» **Given information**:
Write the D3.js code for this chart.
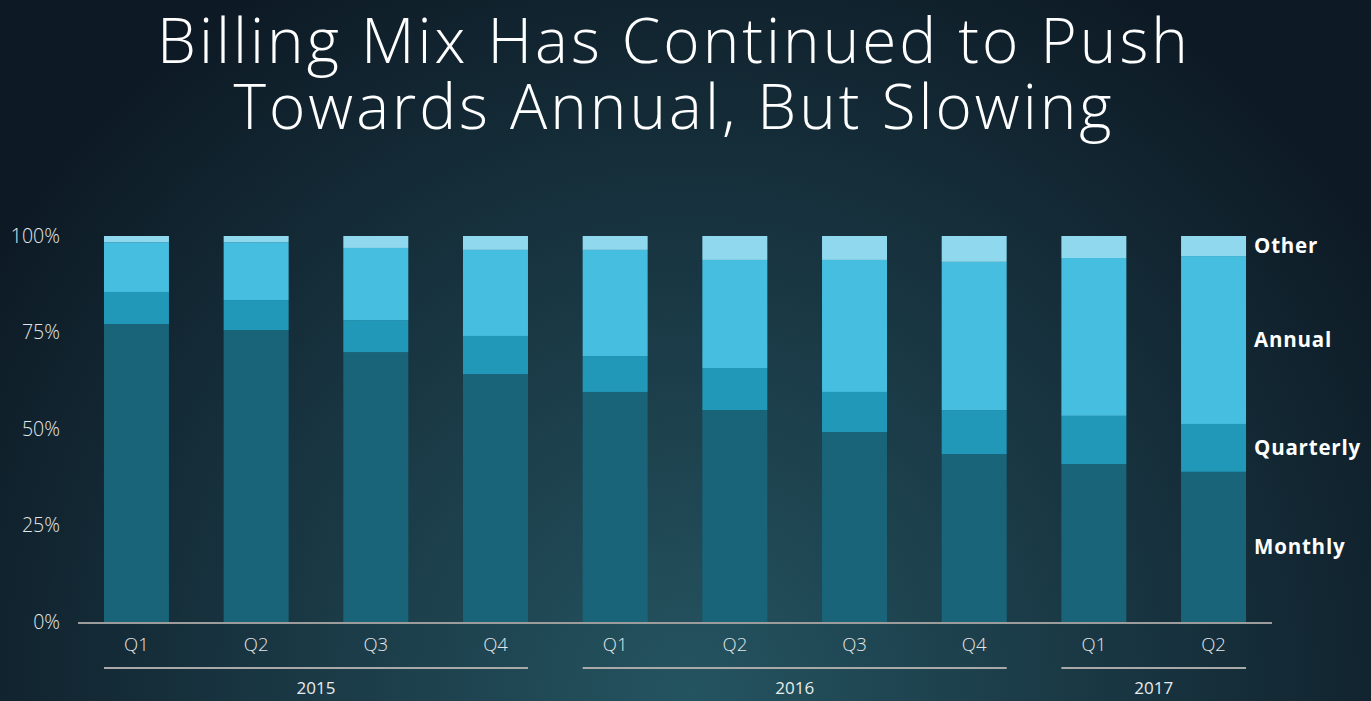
<!DOCTYPE html>
<html>
<head>
<meta charset="utf-8">
<script src="https://cdn.jsdelivr.net/npm/d3@7"></script>
<style>
  body { margin: 0; background: #0e1b26; }
  svg { display: block; }
</style>
</head>
<body>
<div id="chart"></div>
<script>
// Datos (porcentaje de facturación por tipo)
const quarters = ['Q1', 'Q2', 'Q3', 'Q4', 'Q1', 'Q2', 'Q3', 'Q4', 'Q1', 'Q2'];
const years = ['2015', '2015', '2015', '2015', '2016', '2016', '2016', '2016', '2017', '2017'];
const monthly = [77.2, 75.6, 69.9, 64.2, 59.6, 54.9, 49.2, 43.5, 40.9, 38.9];
const quarterly = [8.3, 7.8, 8.3, 9.9, 9.3, 10.9, 10.4, 11.4, 12.5, 12.4];
const annual = [12.9, 15.0, 18.7, 22.3, 27.5, 28.0, 34.2, 38.4, 40.9, 43.5];
const other = [1.6, 1.6, 3.1, 3.6, 3.6, 6.2, 6.2, 6.7, 5.7, 5.2];
const seriesNames = ['Monthly', 'Quarterly', 'Annual', 'Other'];
const yTicks = [0, 25, 50, 75, 100];

const colors = { Monthly: '#1a647a', Quarterly: '#2298b9', Annual: '#46bedf', Other: '#8fd8ee' };

const W = 1371, H = 701;
const svg = d3.select('#chart').append('svg').attr('width', W).attr('height', H);

// Fondo
const defs = svg.append('defs');
const grad = defs.append('radialGradient')
    .attr('id', 'bg').attr('gradientUnits', 'userSpaceOnUse')
    .attr('cx', 690).attr('cy', 690).attr('r', 820);
grad.append('stop').attr('offset', '0%').attr('stop-color', '#245460');
grad.append('stop').attr('offset', '45%').attr('stop-color', '#1a3a46');
grad.append('stop').attr('offset', '100%').attr('stop-color', '#0d1a25');
svg.append('rect').attr('width', W).attr('height', H).attr('fill', 'url(#bg)');

// Título
const title = svg.append('text')
    .attr('x', 674).attr('text-anchor', 'middle')
    .attr('fill', '#ffffff')
    .style('font-family', '"Open Sans", sans-serif')
    .style('font-weight', 300)
    .style('font-size', '62px')
    .style('letter-spacing', '3px');
title.append('tspan').attr('x', 674).attr('y', 63).text('Billing Mix Has Continued to Push');
title.append('tspan').attr('x', 674).attr('y', 129).text('Towards Annual, But Slowing');

// Datos para apilar
let rows = quarters.map((q, i) => ({
    idx: i, Monthly: monthly[i], Quarterly: quarterly[i], Annual: annual[i], Other: other[i]
}));
let stacked = d3.stack().keys(seriesNames)(rows);

// Escalas
let x = d3.scaleBand()
    .domain(d3.range(quarters.length))
    .range([78, 1272])
    .paddingInner(0.457)
    .paddingOuter(0.217);

let y = d3.scaleLinear()
    .domain([0, 100])
    .range([622, 236]);

// Eje Y
let yAxis = function(g) {
    g.call(d3.axisLeft(y).tickValues(yTicks).tickSize(0).tickPadding(18).tickFormat(d => d + '%'));
    g.call(function(g) { g.select('.domain').remove(); });
    g.selectAll('text')
        .attr('fill', '#e4e7e9')
        .style('font-family', '"Open Sans", sans-serif')
        .style('font-weight', 300)
        .style('font-size', '19.5px');
};
svg.append('g').attr('transform', 'translate(78,0)').call(yAxis);

// Barras
svg.append('g').selectAll('g')
    .data(stacked)
    .enter()
    .append('g')
    .attr('fill', d => colors[d.key])
    .selectAll('rect')
    .data(d => d)
    .enter()
    .append('rect')
    .attr('x', d => x(d.data.idx))
    .attr('width', x.bandwidth())
    .attr('y', d => y(d[1]))
    .attr('height', d => y(d[0]) - y(d[1]));

// Línea base
svg.append('line')
    .attr('x1', 78).attr('x2', 1272)
    .attr('y1', y(0) + 1).attr('y2', y(0) + 1)
    .attr('stroke', '#9c9c9c').attr('stroke-width', 2);

// Eje X: trimestres
let xAxis = function(g) {
    g.call(d3.axisBottom(x).tickSize(0).tickPadding(16).tickFormat(i => quarters[i]));
    g.call(function(g) { g.select('.domain').remove(); });
    g.selectAll('text')
        .attr('fill', '#e4e7e9')
        .style('font-family', '"Open Sans", sans-serif')
        .style('font-weight', 300)
        .style('font-size', '18.5px');
};
svg.append('g').attr('transform', 'translate(0,' + y(0) + ')').call(xAxis);

// Agrupación por año
let yearGroups = d3.groups(quarters.map((q, i) => ({ i: i, year: years[i] })), d => d.year);
yearGroups.forEach(function(g) {
    let first = g[1][0].i, last = g[1][g[1].length - 1].i;
    let x1 = x(first), x2 = x(last) + x.bandwidth();
    svg.append('line')
        .attr('x1', x1).attr('x2', x2)
        .attr('y1', 668).attr('y2', 668)
        .attr('stroke', '#a9a9a9').attr('stroke-width', 2);
    svg.append('text')
        .attr('x', (x1 + x2) / 2).attr('y', 694)
        .attr('text-anchor', 'middle')
        .attr('fill', '#e8ebed')
        .style('font-family', '"Open Sans", sans-serif')
        .style('font-weight', 400)
        .style('font-size', '17px')
        .text(g[0]);
});

// Etiquetas de serie junto a la última barra
let lastIdx = quarters.length - 1;
svg.append('g').selectAll('text')
    .data(stacked)
    .enter()
    .append('text')
    .attr('x', x(lastIdx) + x.bandwidth() + 8)
    .attr('y', d => (y(d[lastIdx][0]) + y(d[lastIdx][1])) / 2)
    .attr('dy', '0.35em')
    .attr('fill', '#ffffff')
    .style('font-family', '"Open Sans", sans-serif')
    .style('font-weight', 700)
    .style('font-size', '20.5px')
    .style('letter-spacing', '0.8px')
    .text(d => d.key);
</script>
</body>
</html>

» **Request**:
Take the data above and repeat it exactly, leaving each picture out.

» **Correct answer**:
Write the D3.js code for this chart.
<!DOCTYPE html>
<html>
<head>
<meta charset="utf-8">
<script src="https://cdn.jsdelivr.net/npm/d3@7"></script>
<style>
  body { margin: 0; background: #0e1b26; }
  svg { display: block; }
</style>
</head>
<body>
<div id="chart"></div>
<script>
// Datos (porcentaje de facturación por tipo)
const quarters = ['Q1', 'Q2', 'Q3', 'Q4', 'Q1', 'Q2', 'Q3', 'Q4', 'Q1', 'Q2'];
const years = ['2015', '2015', '2015', '2015', '2016', '2016', '2016', '2016', '2017', '2017'];
const monthly = [77.2, 75.6, 69.9, 64.2, 59.6, 54.9, 49.2, 43.5, 40.9, 38.9];
const quarterly = [8.3, 7.8, 8.3, 9.9, 9.3, 10.9, 10.4, 11.4, 12.5, 12.4];
const annual = [12.9, 15.0, 18.7, 22.3, 27.5, 28.0, 34.2, 38.4, 40.9, 43.5];
const other = [1.6, 1.6, 3.1, 3.6, 3.6, 6.2, 6.2, 6.7, 5.7, 5.2];
const seriesNames = ['Monthly', 'Quarterly', 'Annual', 'Other'];
const yTicks = [0, 25, 50, 75, 100];

const colors = { Monthly: '#1a647a', Quarterly: '#2298b9', Annual: '#46bedf', Other: '#8fd8ee' };

const W = 1371, H = 701;
const svg = d3.select('#chart').append('svg').attr('width', W).attr('height', H);

// Fondo
const defs = svg.append('defs');
const grad = defs.append('radialGradient')
    .attr('id', 'bg').attr('gradientUnits', 'userSpaceOnUse')
    .attr('cx', 690).attr('cy', 690).attr('r', 820);
grad.append('stop').attr('offset', '0%').attr('stop-color', '#245460');
grad.append('stop').attr('offset', '45%').attr('stop-color', '#1a3a46');
grad.append('stop').attr('offset', '100%').attr('stop-color', '#0d1a25');
svg.append('rect').attr('width', W).attr('height', H).attr('fill', 'url(#bg)');

// Título
const title = svg.append('text')
    .attr('x', 674).attr('text-anchor', 'middle')
    .attr('fill', '#ffffff')
    .style('font-family', '"Open Sans", sans-serif')
    .style('font-weight', 300)
    .style('font-size', '62px')
    .style('letter-spacing', '3px');
title.append('tspan').attr('x', 674).attr('y', 63).text('Billing Mix Has Continued to Push');
title.append('tspan').attr('x', 674).attr('y', 129).text('Towards Annual, But Slowing');

// Datos para apilar
let rows = quarters.map((q, i) => ({
    idx: i, Monthly: monthly[i], Quarterly: quarterly[i], Annual: annual[i], Other: other[i]
}));
let stacked = d3.stack().keys(seriesNames)(rows);

// Escalas
let x = d3.scaleBand()
    .domain(d3.range(quarters.length))
    .range([78, 1272])
    .paddingInner(0.457)
    .paddingOuter(0.217);

let y = d3.scaleLinear()
    .domain([0, 100])
    .range([622, 236]);

// Eje Y
let yAxis = function(g) {
    g.call(d3.axisLeft(y).tickValues(yTicks).tickSize(0).tickPadding(18).tickFormat(d => d + '%'));
    g.call(function(g) { g.select('.domain').remove(); });
    g.selectAll('text')
        .attr('fill', '#e4e7e9')
        .style('font-family', '"Open Sans", sans-serif')
        .style('font-weight', 300)
        .style('font-size', '19.5px');
};
svg.append('g').attr('transform', 'translate(78,0)').call(yAxis);

// Barras
svg.append('g').selectAll('g')
    .data(stacked)
    .enter()
    .append('g')
    .attr('fill', d => colors[d.key])
    .selectAll('rect')
    .data(d => d)
    .enter()
    .append('rect')
    .attr('x', d => x(d.data.idx))
    .attr('width', x.bandwidth())
    .attr('y', d => y(d[1]))
    .attr('height', d => y(d[0]) - y(d[1]));

// Línea base
svg.append('line')
    .attr('x1', 78).attr('x2', 1272)
    .attr('y1', y(0) + 1).attr('y2', y(0) + 1)
    .attr('stroke', '#9c9c9c').attr('stroke-width', 2);

// Eje X: trimestres
let xAxis = function(g) {
    g.call(d3.axisBottom(x).tickSize(0).tickPadding(16).tickFormat(i => quarters[i]));
    g.call(function(g) { g.select('.domain').remove(); });
    g.selectAll('text')
        .attr('fill', '#e4e7e9')
        .style('font-family', '"Open Sans", sans-serif')
        .style('font-weight', 300)
        .style('font-size', '18.5px');
};
svg.append('g').attr('transform', 'translate(0,' + y(0) + ')').call(xAxis);

// Agrupación por año
let yearGroups = d3.groups(quarters.map((q, i) => ({ i: i, year: years[i] })), d => d.year);
yearGroups.forEach(function(g) {
    let first = g[1][0].i, last = g[1][g[1].length - 1].i;
    let x1 = x(first), x2 = x(last) + x.bandwidth();
    svg.append('line')
        .attr('x1', x1).attr('x2', x2)
        .attr('y1', 668).attr('y2', 668)
        .attr('stroke', '#a9a9a9').attr('stroke-width', 2);
    svg.append('text')
        .attr('x', (x1 + x2) / 2).attr('y', 694)
        .attr('text-anchor', 'middle')
        .attr('fill', '#e8ebed')
        .style('font-family', '"Open Sans", sans-serif')
        .style('font-weight', 400)
        .style('font-size', '17px')
        .text(g[0]);
});

// Etiquetas de serie junto a la última barra
let lastIdx = quarters.length - 1;
svg.append('g').selectAll('text')
    .data(stacked)
    .enter()
    .append('text')
    .attr('x', x(lastIdx) + x.bandwidth() + 8)
    .attr('y', d => (y(d[lastIdx][0]) + y(d[lastIdx][1])) / 2)
    .attr('dy', '0.35em')
    .attr('fill', '#ffffff')
    .style('font-family', '"Open Sans", sans-serif')
    .style('font-weight', 700)
    .style('font-size', '20.5px')
    .style('letter-spacing', '0.8px')
    .text(d => d.key);
</script>
</body>
</html>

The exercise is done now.